U.N. may cut food aid to Syrian refugees due to cash shortage
BEIRUT/GENEVA (Reuters) - The United Nations said on Tuesday it will halt food aid to 400,000 Syrian refugees in Lebanon next month unless it receives urgent new funding.
The cash shortage is part of a wider financial shortfall that the organisation says is threatening its efforts to help nearly 1.3 million Syrian refugees and almost 4 million more people displaced inside Syria by the two-year conflict.
"The speed with which the crisis is deteriorating is much faster than the ability of the international community to finance the Syrian humanitarian needs," Panos Moumtzis, the U.N. refugee agency's regional coordinator for Syrian refugees said.
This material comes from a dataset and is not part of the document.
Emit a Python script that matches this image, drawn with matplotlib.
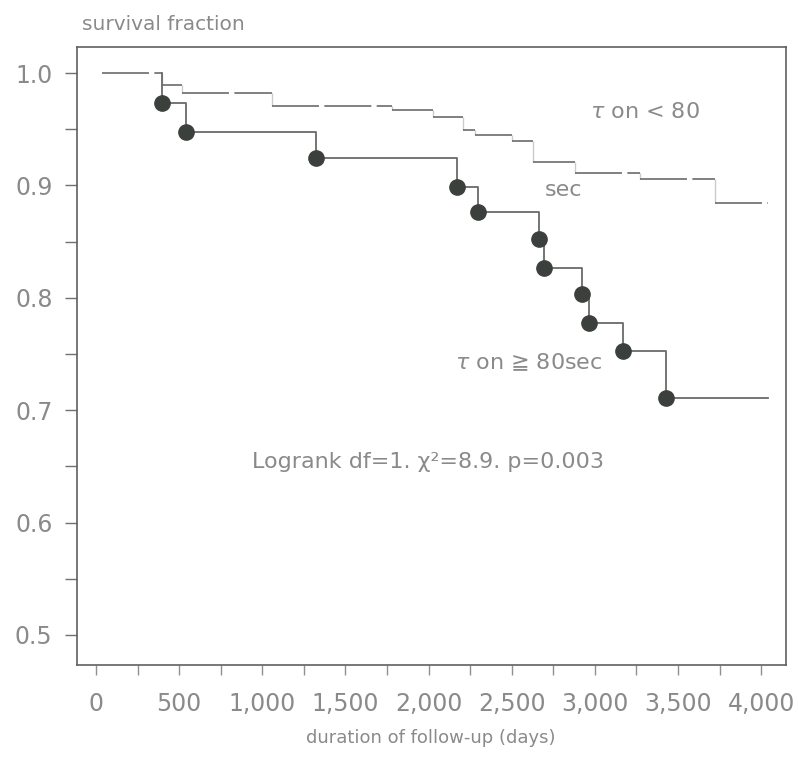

"We're afraid, if no more funds are made available urgently - and this is where we are at a breaking point - we will come to a point where we will have to start reducing aid, prioritising aid," he said in Geneva.
In Lebanon, where authorities and aid groups are struggling to cope with a growing wave of refugees already equivalent to 10 percent of the local population, the U.N. World Food Programme warned that it might be forced to cut back operations in May.
"In one month, and with the current funding, more than 400,000 Syrian refugees in Lebanon will no longer receive food assistance," WFP country operations head Etienne Labande said.
All refugees currently receive food when they register and then get monthly food coupons worth $27 (17 pounds) a month, Labande said, but any interruption in that support could lead to unrest in a country where sectarian tensions have already been aggravated by the Syrian crisis.
"I am extremely concerned that without continued funding we will see increased tensions and further displacement in an already tense environment," Labande said.
REFUGEE "CATASTROPHE"
The United Nations said in mid-February that around 70,000 people had been killed in the uprising against President Bashar al-Assad. Since then, violence monitors say more than 10,000 people have died. The fighting has also left whole districts of the Syria's historic cities in rubble.
The Beirut-based U.N. Economic and Social Commission for Western Asia estimates that 400,000 houses have been completely destroyed, 300,000 partially destroyed and a further half million suffered some kind of structural damage, so that one in three Syrian homes has been scarred by the war.
The United Nations says that so far only $400 million out of more than $1.5 billion pledged by international donors in late January to cover Syrian refugee needs for the first six months of this year has actually been committed.
It said last week the impact of the lack of funds would include a halt in 3.5 million litres of daily water deliveries to Jordan's Zaatari camp which houses more than 100,000 refugees, mostly children.
"There's tremendous pressure on the resources of these countries," Moumtzis said.
"The refugees are being hosted by some of the poorest of the poor communities in Lebanon. And this is where there is a huge fragility, Lebanon in particular but also in Jordan."
Moumtzis said he would be visiting the United States, Brussels and London to chase further donations but on the ground, aid workers said they were already feeling the pinch.
"It is a catastrophe. We are being asked to do more and more with less and less," UNHCR's Lebanon representative Ninette Kelley told reporters at the opening of a new registration centre for Syrian refugees in the southern coastal town of Tyre.
"We simply don't have the resources that we need in order to provide the assistance that is so desperately needed by the refugees and the help to the hosting community who so badly need it."